The statement added: “The strikes are expected to lead to shortages of Quorn products in supermarkets.”
Unite, meanwhile, claimed Quorn Foods had used “managers to operate the factory” during the previous strike action.
Fazia Hussain, Unite’s regional officer, said: “When our members returned to work from the first round of strikes they found chaos on the production lines. We have notified the company of our serious safety concerns. Unless they are quickly rectified, we will be calling for the Health and Safety Executive to investigate.”
Quorn Foods told Just Food: “We can confirm that during this industrial action, there has been no change to the high standards of health and safety at our Billingham manufacturing site.”

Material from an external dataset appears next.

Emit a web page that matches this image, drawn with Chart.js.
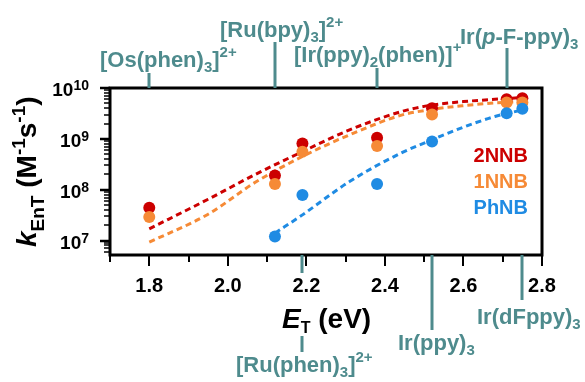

Monde Nissin has owned Quorn since 2015. In August, the publicly-listed Monde Nissin published its first-half financial results. Net sales stood at PHP37.17bn (US$633.9m), up more than 10% on a year earlier.
The company, which floated last year, booked net income of PHP4.25bn, compared to a loss of PHP640.8m the year previous.
It posted net sales from its meat-alternative division of PHP7.46bn, 0.8% lower than in the first six months of 2021. Excluding the impact of exchange rates, Monde Nissin’s meat-alternative business saw its first-half sales fall 1.8% “due to [a] challenging retail environment”, the company said. Foodservice sales were higher year-on-year.
Monde Nissin measures “core income after tax” for the business unit, which came in at a loss of PHP14m in the opening half of 2022, versus a profit of PHP431m a year earlier.
The accounts also noted that Monde Nissin’s capex on its meat-alternative division stood at PHP1.21bn in the first half of the year, versus PHP708m the year before.
The vegetarian- and vegan-foods manufacturer is one of a number of UK food suppliers that have either faced – or are set to see – industrial action.
From 1 to 9 November, staff at Bakkavor’s factory in Spalding are set to walk out, again due to disagreement over pay.
Workers at Mizkan’s plant in Middleton, north of Manchester, have set out plans to strike for three days next week. Staff at the factory walked out over pay last week.
Employees at the Fox’s Biscuits factory in Batley have lined up two four-day walk-outs next month. Unite has described a pay offer as “a substantial real terms pay cut”.